Mesmo assim, segundo Inês, o setor responde por 72% do PIB nacional e 65% do PIB de Mato Grosso do Sul. Em Campo Grande, o varejo é responsável por 81% da riqueza produzida. Atualmente, 87,3% dos CNPJs do Estado (342,4 mil registros) pertencem ao comércio e aos serviços; a indústria responde por 12% e o agronegócio, por apenas 0,57%.

Para a dirigente, a riqueza do agronegócio não permanece nos municípios produtores, já que grande parte da receita vem da exportação. “Os insumos são comprados no exterior e a produção não gera desenvolvimento local”, criticou.
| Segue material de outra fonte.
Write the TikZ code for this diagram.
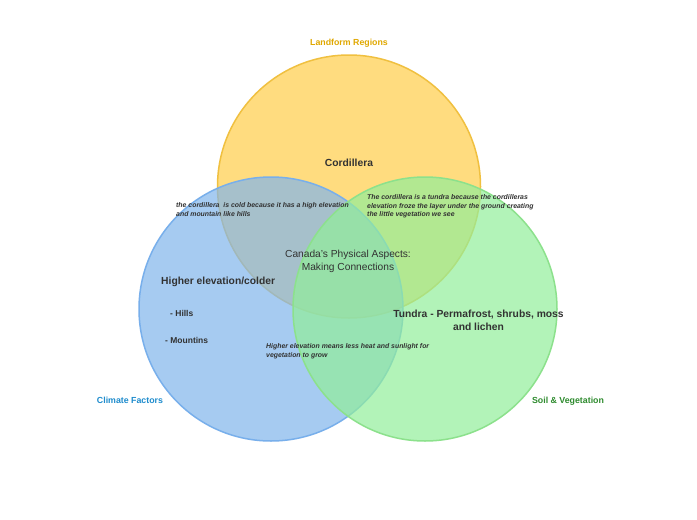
\documentclass[tikz,border=0pt]{standalone}
\usepackage{fontspec}
\setmainfont{Liberation Sans}
\usepackage{tikz}
\usetikzlibrary{positioning}
\definecolor{yelfill}{RGB}{255,206,74}
\definecolor{yeldraw}{RGB}{240,192,64}
\definecolor{blufill}{RGB}{129,181,236}
\definecolor{bludraw}{RGB}{120,175,235}
\definecolor{grnfill}{RGB}{146,238,154}
\definecolor{grndraw}{RGB}{140,225,140}
\definecolor{txt}{RGB}{50,50,50}

\begin{document}
\begin{tikzpicture}[x=1pt, y=-1pt,
  set/.style={line width=1.5pt, fill opacity=0.7},
  title/.style={font=\fontsize{8.8}{10}\selectfont\bfseries},
  head/.style={font=\fontsize{10.3}{13}\selectfont\bfseries, text=txt, align=center, inner sep=0pt},
  note/.style={font=\fontsize{6.9}{8.8}\selectfont\bfseries\itshape, text=txt, align=left, inner sep=0pt, anchor=north west},
  item/.style={font=\fontsize{8.5}{10}\selectfont\bfseries, text=txt, inner sep=0pt, anchor=west}]
\useasboundingbox (0,0) rectangle (697,520);
\fill[white] (0,0) rectangle (697,520);
\draw[set, fill=yelfill, draw=yeldraw] (349,186.5) circle (131.5);
\draw[set, fill=blufill, draw=bludraw] (271,309) circle (132);
\draw[set, fill=grnfill, draw=grndraw] (425,309) circle (132);
\node[title, text={rgb,255:red,224;green,168;blue,0}] (land) at (349,43) {Landform Regions};
\node[title, text={rgb,255:red,30;green,140;blue,205}] (clim) at (130,400) {Climate Factors};
\node[title, text={rgb,255:red,46;green,139;blue,46}] (soil) at (568,401) {Soil \& Vegetation};
\node[head] (cord) at (349,163) {Cordillera};
\node[head, font=\fontsize{10.2}{13}\selectfont] (mid) at (348,261.5) {Canada's Physical Aspects:\\Making Connections};
\node[head, anchor=west] (high) at (161,282) {Higher elevation/colder};
\node[item] (hills) at (170,313) {- Hills};
\node[item] (mount) at (165,340) {- Mountins};
\node[head] (tund) at (478.5,320.5) {Tundra - Permafrost, shrubs, moss\\and lichen};
\node[note] (yb) at (176,202) {the cordillera\ \ is cold because it has a high elevation\\and mountain like hills};
\node[note] (yg) at (367,194) {The cordillera is a tundra because the cordilleras\\elevation froze the layer under the ground creating\\the little vegetation we see};
\node[note] (bg) at (266,343) {Higher elevation means less heat and sunlight for\\vegetation to grow};
\end{tikzpicture}
\end{document}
Além disso, Inês atribui a alta do preço da carne no Estado ao foco exportador da indústria de proteína animal. “Mesmo com um dos maiores rebanhos do país, o acesso à carne é limitado porque a produção é voltada à exportação. Isso é uma irresponsabilidade. Garantir segurança alimentar é dever do Estado”, afirmou.

Embora as empresas exportadoras que recebem incentivos fiscais para aumentar a competitividade no exterior tragam divisas ao país e contribuam para a balança comercial, seus efeitos sobre a economia local são limitados.
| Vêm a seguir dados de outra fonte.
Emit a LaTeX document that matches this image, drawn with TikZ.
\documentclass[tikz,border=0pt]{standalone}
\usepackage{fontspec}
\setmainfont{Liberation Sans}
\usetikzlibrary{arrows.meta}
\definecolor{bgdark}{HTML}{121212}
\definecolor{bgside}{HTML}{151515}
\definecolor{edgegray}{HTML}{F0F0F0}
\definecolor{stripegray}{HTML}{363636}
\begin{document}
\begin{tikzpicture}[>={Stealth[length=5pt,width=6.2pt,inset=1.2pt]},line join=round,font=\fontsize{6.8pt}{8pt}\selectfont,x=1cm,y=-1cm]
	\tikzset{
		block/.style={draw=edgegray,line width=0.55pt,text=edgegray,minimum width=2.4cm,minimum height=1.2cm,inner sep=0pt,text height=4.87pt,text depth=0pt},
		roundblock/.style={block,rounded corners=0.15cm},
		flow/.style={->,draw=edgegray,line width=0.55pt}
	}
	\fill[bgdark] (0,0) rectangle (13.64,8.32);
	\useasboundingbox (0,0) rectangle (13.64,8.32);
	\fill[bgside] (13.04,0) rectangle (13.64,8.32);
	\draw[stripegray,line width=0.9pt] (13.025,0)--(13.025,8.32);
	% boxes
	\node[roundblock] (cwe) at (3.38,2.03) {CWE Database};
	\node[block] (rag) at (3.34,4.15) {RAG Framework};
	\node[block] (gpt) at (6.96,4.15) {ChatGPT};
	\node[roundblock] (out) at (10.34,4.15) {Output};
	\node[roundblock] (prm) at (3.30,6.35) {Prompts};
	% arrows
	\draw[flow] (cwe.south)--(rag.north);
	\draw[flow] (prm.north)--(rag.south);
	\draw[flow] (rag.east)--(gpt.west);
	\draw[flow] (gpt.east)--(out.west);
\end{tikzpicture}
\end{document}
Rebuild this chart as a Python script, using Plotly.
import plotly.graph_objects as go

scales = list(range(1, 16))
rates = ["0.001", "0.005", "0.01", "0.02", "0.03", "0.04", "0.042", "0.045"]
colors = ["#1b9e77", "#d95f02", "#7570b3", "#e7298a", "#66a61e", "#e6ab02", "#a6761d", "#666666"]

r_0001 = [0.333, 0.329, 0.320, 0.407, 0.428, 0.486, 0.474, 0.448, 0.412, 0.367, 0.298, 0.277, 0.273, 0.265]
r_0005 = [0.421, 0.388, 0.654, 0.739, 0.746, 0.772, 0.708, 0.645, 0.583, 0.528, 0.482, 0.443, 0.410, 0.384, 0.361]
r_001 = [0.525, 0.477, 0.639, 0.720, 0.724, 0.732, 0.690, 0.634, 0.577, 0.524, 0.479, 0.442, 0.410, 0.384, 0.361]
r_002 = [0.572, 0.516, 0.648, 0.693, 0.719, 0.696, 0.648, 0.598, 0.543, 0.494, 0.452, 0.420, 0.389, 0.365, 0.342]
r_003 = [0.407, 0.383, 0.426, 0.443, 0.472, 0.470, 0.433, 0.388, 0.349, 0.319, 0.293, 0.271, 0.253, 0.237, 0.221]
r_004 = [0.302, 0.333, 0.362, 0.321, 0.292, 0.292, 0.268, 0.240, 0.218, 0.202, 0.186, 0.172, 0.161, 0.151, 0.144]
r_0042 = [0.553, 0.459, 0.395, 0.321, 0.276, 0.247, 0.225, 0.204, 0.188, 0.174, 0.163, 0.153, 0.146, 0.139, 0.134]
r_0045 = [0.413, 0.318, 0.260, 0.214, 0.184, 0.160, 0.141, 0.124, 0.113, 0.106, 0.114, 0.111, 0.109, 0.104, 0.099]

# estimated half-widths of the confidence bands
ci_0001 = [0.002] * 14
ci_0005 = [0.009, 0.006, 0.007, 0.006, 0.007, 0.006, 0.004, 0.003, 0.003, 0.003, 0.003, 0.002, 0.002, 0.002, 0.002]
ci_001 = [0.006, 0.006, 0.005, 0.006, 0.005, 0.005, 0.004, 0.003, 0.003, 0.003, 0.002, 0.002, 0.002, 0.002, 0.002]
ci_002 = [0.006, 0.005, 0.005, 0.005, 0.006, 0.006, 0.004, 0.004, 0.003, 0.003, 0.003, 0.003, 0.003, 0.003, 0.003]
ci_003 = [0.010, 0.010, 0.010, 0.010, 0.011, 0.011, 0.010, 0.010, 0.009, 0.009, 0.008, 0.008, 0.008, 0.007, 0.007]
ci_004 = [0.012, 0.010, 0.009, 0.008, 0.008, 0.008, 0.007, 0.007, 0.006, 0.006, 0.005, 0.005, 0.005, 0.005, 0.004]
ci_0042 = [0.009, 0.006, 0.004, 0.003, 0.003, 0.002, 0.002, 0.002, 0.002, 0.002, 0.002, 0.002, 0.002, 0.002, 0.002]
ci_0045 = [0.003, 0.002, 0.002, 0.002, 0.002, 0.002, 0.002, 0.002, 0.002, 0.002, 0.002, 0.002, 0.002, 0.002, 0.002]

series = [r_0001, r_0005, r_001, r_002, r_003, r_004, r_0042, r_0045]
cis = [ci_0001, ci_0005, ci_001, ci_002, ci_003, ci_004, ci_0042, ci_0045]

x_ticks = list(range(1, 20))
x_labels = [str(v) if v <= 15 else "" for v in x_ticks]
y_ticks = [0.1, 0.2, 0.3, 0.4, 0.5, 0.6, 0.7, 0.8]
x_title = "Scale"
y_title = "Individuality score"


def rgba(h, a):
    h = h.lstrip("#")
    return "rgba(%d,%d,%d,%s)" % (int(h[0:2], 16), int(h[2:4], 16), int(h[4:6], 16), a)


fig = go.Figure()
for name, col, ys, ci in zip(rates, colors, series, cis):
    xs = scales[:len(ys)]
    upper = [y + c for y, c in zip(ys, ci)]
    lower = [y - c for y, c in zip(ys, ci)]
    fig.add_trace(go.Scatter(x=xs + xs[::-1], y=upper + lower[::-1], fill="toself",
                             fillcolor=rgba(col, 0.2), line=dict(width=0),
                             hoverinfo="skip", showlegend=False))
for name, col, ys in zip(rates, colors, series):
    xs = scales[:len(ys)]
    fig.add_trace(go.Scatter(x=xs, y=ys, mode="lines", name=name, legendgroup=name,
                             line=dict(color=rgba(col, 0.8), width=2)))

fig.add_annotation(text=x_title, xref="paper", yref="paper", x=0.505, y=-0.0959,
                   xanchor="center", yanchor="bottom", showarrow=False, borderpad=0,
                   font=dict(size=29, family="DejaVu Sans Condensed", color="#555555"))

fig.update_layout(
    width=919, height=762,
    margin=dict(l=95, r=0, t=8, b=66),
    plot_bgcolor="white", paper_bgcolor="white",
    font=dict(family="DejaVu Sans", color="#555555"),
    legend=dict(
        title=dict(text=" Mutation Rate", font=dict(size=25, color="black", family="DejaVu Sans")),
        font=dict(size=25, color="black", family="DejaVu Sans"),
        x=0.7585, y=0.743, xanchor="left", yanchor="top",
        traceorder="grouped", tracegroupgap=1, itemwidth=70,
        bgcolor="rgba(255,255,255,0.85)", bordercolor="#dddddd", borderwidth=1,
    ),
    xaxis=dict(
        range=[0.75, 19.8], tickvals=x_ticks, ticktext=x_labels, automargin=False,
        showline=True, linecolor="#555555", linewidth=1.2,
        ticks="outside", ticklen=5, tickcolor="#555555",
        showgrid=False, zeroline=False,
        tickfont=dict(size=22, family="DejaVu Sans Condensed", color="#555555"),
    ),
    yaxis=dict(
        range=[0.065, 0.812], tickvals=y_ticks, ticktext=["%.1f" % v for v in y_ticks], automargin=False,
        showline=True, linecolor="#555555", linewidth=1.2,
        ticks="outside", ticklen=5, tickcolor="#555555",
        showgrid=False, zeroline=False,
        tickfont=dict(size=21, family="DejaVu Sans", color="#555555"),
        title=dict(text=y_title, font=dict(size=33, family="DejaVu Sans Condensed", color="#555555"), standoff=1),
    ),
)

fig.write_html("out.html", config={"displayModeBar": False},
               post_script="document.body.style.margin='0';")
A dirigente da FCDL-MS cobrou transparência nas contrapartidas oferecidas pelos grandes grupos beneficiados, lembrando que os incentivos fiscais representam cerca de 50% da receita estadual, segundo dados da FGV-Ibre. Outra parte considerável do orçamento é destinada ao pagamento da folha do funcionalismo. “O que sobra para investir em infraestrutura, saúde e educação é muito pouco”, pontuou.

Estudo da FGV propõe teto

Na última sexta-feira, a FGV-Ibre divulgou um estudo, em parceria com a organização MaisProgresso.org, recomendando a criação de um teto e de prazo de vigência para os benefícios fiscais — tanto nos Portais da Transparência quanto nas estimativas apresentadas nas Leis de Diretrizes Orçamentárias (LDOs). Os pesquisadores defendem regras mais claras, avaliação de resultados e a criação de um órgão gestor para acompanhar as renúncias.

O estudo também propõe diretrizes de médio prazo que orientem a concessão de benefícios, integrando as políticas de gasto tributário ao planejamento econômico e fiscal. A ideia é garantir aderência às prioridades definidas por uma estratégia formal de desenvolvimento estadual.

Os pesquisadores sugerem ainda que as análises econômico-financeiras considerem variáveis como geração de emprego, nível de produção, preços, produtividade e cadeia de fornecedores beneficiados, de forma a permitir um monitoramento mais efetivo e transparente das políticas de incentivo.